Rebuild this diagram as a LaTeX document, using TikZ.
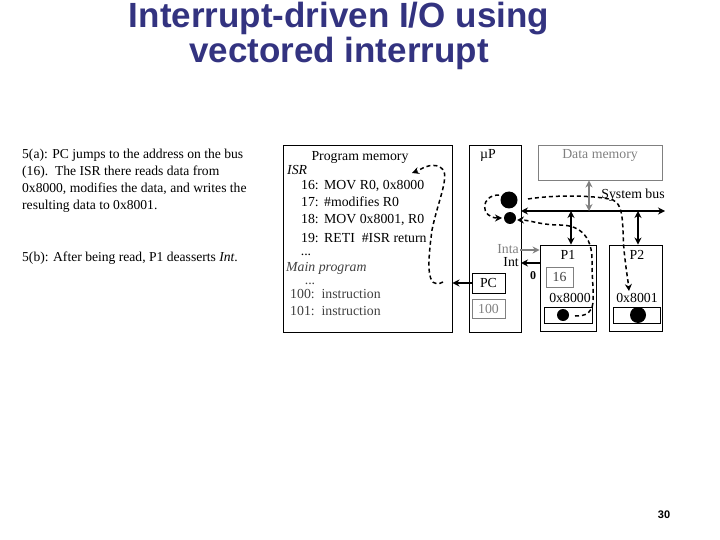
\documentclass[tikz,border=0pt]{standalone}
\usepackage{fontspec}
\setmainfont{Liberation Serif}
\newfontfamily\arialf{Liberation Sans}
\usetikzlibrary{arrows.meta}
\definecolor{ttl}{rgb}{0.2,0.2,0.5}
\definecolor{gr}{rgb}{0.5,0.5,0.5}
\definecolor{dk}{rgb}{0.25,0.25,0.25}
\tikzset{box/.style={draw,line width=0.9pt},
 gbox/.style={draw=gr,line width=0.9pt},
 txt/.style={font=\fontsize{13.8}{15}\selectfont,inner sep=0pt},
 dsh/.style={line width=1.5pt,dash pattern=on 4pt off 3pt,-{Stealth[length=7pt,width=7pt]}},
 arr/.style={line width=1.8pt,{Stealth[length=7pt,width=7pt]}-{Stealth[length=7pt,width=7pt]}},
 sarr/.style={line width=1.8pt,-{Stealth[length=7pt,width=7pt]}}}
\begin{document}
\begin{tikzpicture}[x=1pt,y=-1pt]
\useasboundingbox (0,0) rectangle (720,540);
\node[font=\arialf\bfseries\fontsize{35}{35}\selectfont,text=ttl,align=center,inner sep=0pt] (title) at (339,36) {Interrupt-driven I/O using\\vectored interrupt};
\node[txt,anchor=north west,align=left,font=\fontsize{13.6}{17}\selectfont] (ta) at (22,149) {5(a): PC jumps to the address on the bus\\(16).\ \ The ISR there reads data from\\0x8000, modifies the data, and writes the\\resulting data to 0x8001.};
\node[txt,anchor=north west,font=\fontsize{13.6}{17}\selectfont] (tb) at (22,252) {5(b): After being read, P1 deasserts \textit{Int}.};
% boxes
\node[box,minimum width=169pt,minimum height=187pt,inner sep=0pt] (pm) at (367.5,238.5) {};
\node[box,minimum width=52pt,minimum height=187pt,inner sep=0pt] (up) at (495,238.5) {};
\node[gbox,minimum width=124pt,minimum height=35pt,inner sep=0pt] (dm) at (600,162.5) {};
\node[box,minimum width=56pt,minimum height=86pt,inner sep=0pt] (p1) at (568,288) {};
\node[box,minimum width=53pt,minimum height=86pt,inner sep=0pt] (p2) at (635.5,288) {};
\node[box,minimum width=33pt,minimum height=20pt,inner sep=0pt,txt] (pc) at (488.5,283) {PC};
\node[gbox,minimum width=33pt,minimum height=19pt,inner sep=0pt,txt,text=gr] (hund) at (488.5,308.5) {100};
\node[gbox,minimum width=27pt,minimum height=20pt,inner sep=0pt,txt,text=dk] (sixt) at (559.5,277) {16};
\node[box,minimum width=48pt,minimum height=16pt,inner sep=0pt] (i1) at (568,315) {};
\node[box,minimum width=47pt,minimum height=16pt,inner sep=0pt] (i2) at (636.5,315) {};
\fill (563,315) circle (6);
\fill (638,315) circle (8);
\fill (509,200) circle (8.5);
\fill (510,218) circle (6);
% labels
\node[txt] (pml) at (360,157) {Program memory};
\node[txt,anchor=base west] (isr) at (287,175) {\textit{ISR}};
\foreach \n/\t/\y in {16/{MOV R0, 0x8000}/190,17/{\#modifies R0}/207,18/{MOV 0x8001, R0}/224,19/{RETI\ \ \#ISR return}/242}{
 \node[txt,anchor=base east] (n\n) at (319,\y) {\n:};
 \node[txt,anchor=base west] (c\n) at (324,\y) {\t};}
\node[txt,anchor=base] (d1) at (306,255) {...};
\node[txt,anchor=base west,text=dk] (mp) at (286,271) {\textit{Main program}};
\node[txt,anchor=base,text=dk] (d2) at (310,284) {...};
\node[txt,anchor=base west,text=dk] (l100) at (290,298) {100:\ \ instruction};
\node[txt,anchor=base west,text=dk] (l101) at (290,315) {101:\ \ instruction};
\node[txt] (upl) at (488,155) {µP};
\node[txt,text=gr] (dml) at (600,155) {Data memory};
\node[txt] (sbl) at (633,195) {System bus};
\node[txt] (p1l) at (568,255) {P1};
\node[txt] (p2l) at (637,255) {P2};
\node[txt] (a1) at (570,298) {0x8000};
\node[txt] (a2) at (637,298) {0x8001};
\node[txt,anchor=east,text=gr] (inta) at (519,249) {Inta};
\node[txt,anchor=east] (intl) at (519,262) {Int};
\node[txt,font=\bfseries\fontsize{12}{13}\selectfont] (zero) at (533,276) {0};
\node[font=\arialf\bfseries\fontsize{11}{12}\selectfont] (pg) at (664,515) {30};
% bus
\draw[arr] (521,211) -- (665,211);
\draw[arr,draw=gr,line width=1.3pt] (dm.south -| 589,0) -- (589,211);
\draw[arr] (571,211) -- (p1.north -| 571,0);
\draw[arr] (638,211) -- (p2.north -| 638,0);
\draw[sarr,draw=gr] (520,250) -- (p1.west |- 0,250);
\draw[sarr] (p1.west |- 0,263) -- (521,263);
\draw[sarr] (pc.west) -- (pm.east |- pc.west);
% dashed
\draw[dsh] (443,282) .. controls (425,292) and (428,260) .. (432,230) .. controls (438,200) and (452,172) .. (440,167) .. controls (430,162) and (420,170) .. (412,173);
\draw[dsh] (499,195) .. controls (480,195) and (480,218) .. (502,218);
\draw[dsh] (575,316) .. controls (600,316) and (592,300) .. (592,260) .. controls (592,228) and (570,225) .. (560,225) .. controls (540,225) and (530,220) .. (517,220);
\draw[dsh] (528,199) .. controls (560,194) and (600,196) .. (613,200) .. controls (625,205) and (622,230) .. (624,250) .. controls (626,270) and (628,280) .. (629,291);
\end{tikzpicture}
\end{document}
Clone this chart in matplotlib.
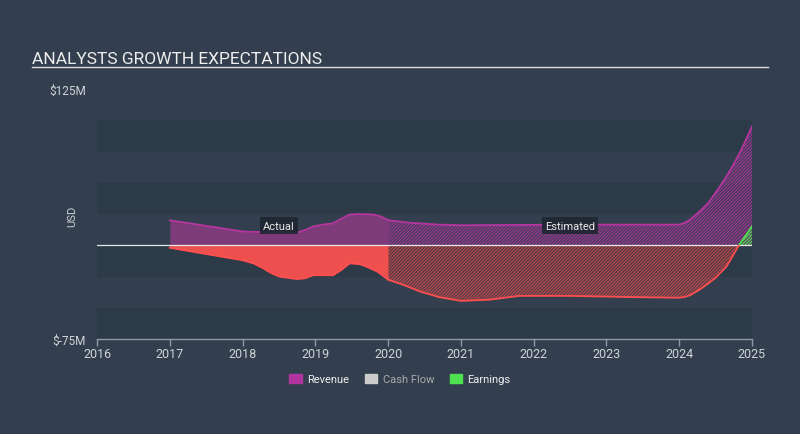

[Task statement] Repeat the material exactly as it reads, without any of its pictures.

[Task result]
Rebuild this diagram as a LaTeX document, using TikZ.
\documentclass[tikz,border=0pt]{standalone}
\usepackage{fontspec}
\setmainfont{Liberation Serif}
\newfontfamily\arialf{Liberation Sans}
\usetikzlibrary{arrows.meta}
\definecolor{ttl}{rgb}{0.2,0.2,0.5}
\definecolor{gr}{rgb}{0.5,0.5,0.5}
\definecolor{dk}{rgb}{0.25,0.25,0.25}
\tikzset{box/.style={draw,line width=0.9pt},
 gbox/.style={draw=gr,line width=0.9pt},
 txt/.style={font=\fontsize{13.8}{15}\selectfont,inner sep=0pt},
 dsh/.style={line width=1.5pt,dash pattern=on 4pt off 3pt,-{Stealth[length=7pt,width=7pt]}},
 arr/.style={line width=1.8pt,{Stealth[length=7pt,width=7pt]}-{Stealth[length=7pt,width=7pt]}},
 sarr/.style={line width=1.8pt,-{Stealth[length=7pt,width=7pt]}}}
\begin{document}
\begin{tikzpicture}[x=1pt,y=-1pt]
\useasboundingbox (0,0) rectangle (720,540);
\node[font=\arialf\bfseries\fontsize{35}{35}\selectfont,text=ttl,align=center,inner sep=0pt] (title) at (339,36) {Interrupt-driven I/O using\\vectored interrupt};
\node[txt,anchor=north west,align=left,font=\fontsize{13.6}{17}\selectfont] (ta) at (22,149) {5(a): PC jumps to the address on the bus\\(16).\ \ The ISR there reads data from\\0x8000, modifies the data, and writes the\\resulting data to 0x8001.};
\node[txt,anchor=north west,font=\fontsize{13.6}{17}\selectfont] (tb) at (22,252) {5(b): After being read, P1 deasserts \textit{Int}.};
% boxes
\node[box,minimum width=169pt,minimum height=187pt,inner sep=0pt] (pm) at (367.5,238.5) {};
\node[box,minimum width=52pt,minimum height=187pt,inner sep=0pt] (up) at (495,238.5) {};
\node[gbox,minimum width=124pt,minimum height=35pt,inner sep=0pt] (dm) at (600,162.5) {};
\node[box,minimum width=56pt,minimum height=86pt,inner sep=0pt] (p1) at (568,288) {};
\node[box,minimum width=53pt,minimum height=86pt,inner sep=0pt] (p2) at (635.5,288) {};
\node[box,minimum width=33pt,minimum height=20pt,inner sep=0pt,txt] (pc) at (488.5,283) {PC};
\node[gbox,minimum width=33pt,minimum height=19pt,inner sep=0pt,txt,text=gr] (hund) at (488.5,308.5) {100};
\node[gbox,minimum width=27pt,minimum height=20pt,inner sep=0pt,txt,text=dk] (sixt) at (559.5,277) {16};
\node[box,minimum width=48pt,minimum height=16pt,inner sep=0pt] (i1) at (568,315) {};
\node[box,minimum width=47pt,minimum height=16pt,inner sep=0pt] (i2) at (636.5,315) {};
\fill (563,315) circle (6);
\fill (638,315) circle (8);
\fill (509,200) circle (8.5);
\fill (510,218) circle (6);
% labels
\node[txt] (pml) at (360,157) {Program memory};
\node[txt,anchor=base west] (isr) at (287,175) {\textit{ISR}};
\foreach \n/\t/\y in {16/{MOV R0, 0x8000}/190,17/{\#modifies R0}/207,18/{MOV 0x8001, R0}/224,19/{RETI\ \ \#ISR return}/242}{
 \node[txt,anchor=base east] (n\n) at (319,\y) {\n:};
 \node[txt,anchor=base west] (c\n) at (324,\y) {\t};}
\node[txt,anchor=base] (d1) at (306,255) {...};
\node[txt,anchor=base west,text=dk] (mp) at (286,271) {\textit{Main program}};
\node[txt,anchor=base,text=dk] (d2) at (310,284) {...};
\node[txt,anchor=base west,text=dk] (l100) at (290,298) {100:\ \ instruction};
\node[txt,anchor=base west,text=dk] (l101) at (290,315) {101:\ \ instruction};
\node[txt] (upl) at (488,155) {µP};
\node[txt,text=gr] (dml) at (600,155) {Data memory};
\node[txt] (sbl) at (633,195) {System bus};
\node[txt] (p1l) at (568,255) {P1};
\node[txt] (p2l) at (637,255) {P2};
\node[txt] (a1) at (570,298) {0x8000};
\node[txt] (a2) at (637,298) {0x8001};
\node[txt,anchor=east,text=gr] (inta) at (519,249) {Inta};
\node[txt,anchor=east] (intl) at (519,262) {Int};
\node[txt,font=\bfseries\fontsize{12}{13}\selectfont] (zero) at (533,276) {0};
\node[font=\arialf\bfseries\fontsize{11}{12}\selectfont] (pg) at (664,515) {30};
% bus
\draw[arr] (521,211) -- (665,211);
\draw[arr,draw=gr,line width=1.3pt] (dm.south -| 589,0) -- (589,211);
\draw[arr] (571,211) -- (p1.north -| 571,0);
\draw[arr] (638,211) -- (p2.north -| 638,0);
\draw[sarr,draw=gr] (520,250) -- (p1.west |- 0,250);
\draw[sarr] (p1.west |- 0,263) -- (521,263);
\draw[sarr] (pc.west) -- (pm.east |- pc.west);
% dashed
\draw[dsh] (443,282) .. controls (425,292) and (428,260) .. (432,230) .. controls (438,200) and (452,172) .. (440,167) .. controls (430,162) and (420,170) .. (412,173);
\draw[dsh] (499,195) .. controls (480,195) and (480,218) .. (502,218);
\draw[dsh] (575,316) .. controls (600,316) and (592,300) .. (592,260) .. controls (592,228) and (570,225) .. (560,225) .. controls (540,225) and (530,220) .. (517,220);
\draw[dsh] (528,199) .. controls (560,194) and (600,196) .. (613,200) .. controls (625,205) and (622,230) .. (624,250) .. controls (626,270) and (628,280) .. (629,291);
\end{tikzpicture}
\end{document}
Clone this chart in matplotlib.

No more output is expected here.